— BEGIN Data shown —

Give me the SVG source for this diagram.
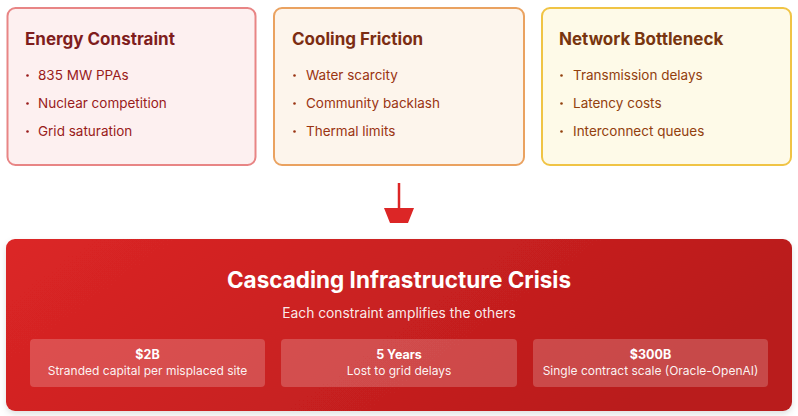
<svg xmlns="http://www.w3.org/2000/svg" width="798" height="416" viewBox="0 0 798 416">
<defs>
<linearGradient id="crisis" x1="0" y1="0" x2="1" y2="0.3">
<stop offset="0" stop-color="#dc2626"/>
<stop offset="1" stop-color="#b91c1c"/>
</linearGradient>
<filter id="sh" x="-5%" y="-10%" width="110%" height="125%">
<feDropShadow dx="0" dy="3" stdDeviation="3" flood-color="#000" flood-opacity="0.12"/>
</filter>
</defs>
<style>
text{font-family:Inter,"Noto Sans","Liberation Sans",sans-serif}
.t{font-size:17px;font-weight:700}
.b{font-size:13.5px}
.stat{fill:#ffffff;fill-opacity:0.2}
.sv{font-size:12.5px;font-weight:700;fill:#fff;text-anchor:middle}
.sl{font-size:12px;fill:#fff;fill-opacity:0.95;text-anchor:middle}
</style>
<rect width="798" height="416" fill="#ffffff"/>
<g id="energy">
<rect x="7.5" y="8" width="248" height="157" rx="8" fill="#fdf0f0" stroke="#e88585" stroke-width="2"/>
<text class="t" x="25" y="45" fill="#7f1d1d">Energy Constraint</text>
<g class="b" fill="#991b1b">
<circle cx="27.5" cy="75.5" r="1.3"/><text x="38" y="80">835 MW PPAs</text>
<circle cx="27.5" cy="103.5" r="1.3"/><text x="38" y="108">Nuclear competition</text>
<circle cx="27.5" cy="131.5" r="1.3"/><text x="38" y="136">Grid saturation</text>
</g>
</g>
<g id="cooling">
<rect x="274" y="8" width="250" height="157" rx="8" fill="#fdf5ec" stroke="#eaa260" stroke-width="2"/>
<text class="t" x="292" y="45" fill="#7c2d12">Cooling Friction</text>
<g class="b" fill="#9a3412">
<circle cx="294.5" cy="75.5" r="1.3"/><text x="306" y="80">Water scarcity</text>
<circle cx="294.5" cy="103.5" r="1.3"/><text x="306" y="108">Community backlash</text>
<circle cx="294.5" cy="131.5" r="1.3"/><text x="306" y="136">Thermal limits</text>
</g>
</g>
<g id="network">
<rect x="542" y="8" width="249" height="157" rx="8" fill="#fefae8" stroke="#f0c445" stroke-width="2"/>
<text class="t" x="559" y="45" fill="#78350f">Network Bottleneck</text>
<g class="b" fill="#92400e">
<circle cx="561.5" cy="75.5" r="1.3"/><text x="573" y="80">Transmission delays</text>
<circle cx="561.5" cy="103.5" r="1.3"/><text x="573" y="108">Latency costs</text>
<circle cx="561.5" cy="131.5" r="1.3"/><text x="573" y="136">Interconnect queues</text>
</g>
</g>
<g id="connectors">
<line x1="399" y1="183" x2="399" y2="209" stroke="#dc2626" stroke-width="2.5"/>
<polygon points="384,208 414,208 408,223 390,223" fill="#dc2626"/>
</g>
<g id="crisis-node">
<rect x="6" y="239" width="786" height="172" rx="9" fill="url(#crisis)" filter="url(#sh)"/>
<text x="399" y="288" font-size="22.5" font-weight="700" fill="#fff" text-anchor="middle">Cascading Infrastructure Crisis</text>
<text x="399" y="318" font-size="13.8" fill="#fff" fill-opacity="0.92" text-anchor="middle">Each constraint amplifies the others</text>
<g id="stat1">
<rect class="stat" x="30" y="339" width="235" height="48" rx="4"/>
<text class="sv" x="147.5" y="359">$2B</text>
<text class="sl" x="147.5" y="375">Stranded capital per misplaced site</text>
</g>
<g id="stat2">
<rect class="stat" x="281" y="339" width="236" height="48" rx="4"/>
<text class="sv" x="399" y="359">5 Years</text>
<text class="sl" x="399" y="375">Lost to grid delays</text>
</g>
<g id="stat3">
<rect class="stat" x="533" y="339" width="235" height="48" rx="4"/>
<text class="sv" x="650.5" y="359">$300B</text>
<text class="sl" x="650.5" y="375">Single contract scale (Oracle-OpenAI)</text>
</g>
</g>
</svg>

— END Data shown —

Job:
Reproduce the full material exactly, excluding the pictures.

The reply:
Give me the SVG source for this diagram.
<svg xmlns="http://www.w3.org/2000/svg" width="798" height="416" viewBox="0 0 798 416">
<defs>
<linearGradient id="crisis" x1="0" y1="0" x2="1" y2="0.3">
<stop offset="0" stop-color="#dc2626"/>
<stop offset="1" stop-color="#b91c1c"/>
</linearGradient>
<filter id="sh" x="-5%" y="-10%" width="110%" height="125%">
<feDropShadow dx="0" dy="3" stdDeviation="3" flood-color="#000" flood-opacity="0.12"/>
</filter>
</defs>
<style>
text{font-family:Inter,"Noto Sans","Liberation Sans",sans-serif}
.t{font-size:17px;font-weight:700}
.b{font-size:13.5px}
.stat{fill:#ffffff;fill-opacity:0.2}
.sv{font-size:12.5px;font-weight:700;fill:#fff;text-anchor:middle}
.sl{font-size:12px;fill:#fff;fill-opacity:0.95;text-anchor:middle}
</style>
<rect width="798" height="416" fill="#ffffff"/>
<g id="energy">
<rect x="7.5" y="8" width="248" height="157" rx="8" fill="#fdf0f0" stroke="#e88585" stroke-width="2"/>
<text class="t" x="25" y="45" fill="#7f1d1d">Energy Constraint</text>
<g class="b" fill="#991b1b">
<circle cx="27.5" cy="75.5" r="1.3"/><text x="38" y="80">835 MW PPAs</text>
<circle cx="27.5" cy="103.5" r="1.3"/><text x="38" y="108">Nuclear competition</text>
<circle cx="27.5" cy="131.5" r="1.3"/><text x="38" y="136">Grid saturation</text>
</g>
</g>
<g id="cooling">
<rect x="274" y="8" width="250" height="157" rx="8" fill="#fdf5ec" stroke="#eaa260" stroke-width="2"/>
<text class="t" x="292" y="45" fill="#7c2d12">Cooling Friction</text>
<g class="b" fill="#9a3412">
<circle cx="294.5" cy="75.5" r="1.3"/><text x="306" y="80">Water scarcity</text>
<circle cx="294.5" cy="103.5" r="1.3"/><text x="306" y="108">Community backlash</text>
<circle cx="294.5" cy="131.5" r="1.3"/><text x="306" y="136">Thermal limits</text>
</g>
</g>
<g id="network">
<rect x="542" y="8" width="249" height="157" rx="8" fill="#fefae8" stroke="#f0c445" stroke-width="2"/>
<text class="t" x="559" y="45" fill="#78350f">Network Bottleneck</text>
<g class="b" fill="#92400e">
<circle cx="561.5" cy="75.5" r="1.3"/><text x="573" y="80">Transmission delays</text>
<circle cx="561.5" cy="103.5" r="1.3"/><text x="573" y="108">Latency costs</text>
<circle cx="561.5" cy="131.5" r="1.3"/><text x="573" y="136">Interconnect queues</text>
</g>
</g>
<g id="connectors">
<line x1="399" y1="183" x2="399" y2="209" stroke="#dc2626" stroke-width="2.5"/>
<polygon points="384,208 414,208 408,223 390,223" fill="#dc2626"/>
</g>
<g id="crisis-node">
<rect x="6" y="239" width="786" height="172" rx="9" fill="url(#crisis)" filter="url(#sh)"/>
<text x="399" y="288" font-size="22.5" font-weight="700" fill="#fff" text-anchor="middle">Cascading Infrastructure Crisis</text>
<text x="399" y="318" font-size="13.8" fill="#fff" fill-opacity="0.92" text-anchor="middle">Each constraint amplifies the others</text>
<g id="stat1">
<rect class="stat" x="30" y="339" width="235" height="48" rx="4"/>
<text class="sv" x="147.5" y="359">$2B</text>
<text class="sl" x="147.5" y="375">Stranded capital per misplaced site</text>
</g>
<g id="stat2">
<rect class="stat" x="281" y="339" width="236" height="48" rx="4"/>
<text class="sv" x="399" y="359">5 Years</text>
<text class="sl" x="399" y="375">Lost to grid delays</text>
</g>
<g id="stat3">
<rect class="stat" x="533" y="339" width="235" height="48" rx="4"/>
<text class="sv" x="650.5" y="359">$300B</text>
<text class="sl" x="650.5" y="375">Single contract scale (Oracle-OpenAI)</text>
</g>
</g>
</svg>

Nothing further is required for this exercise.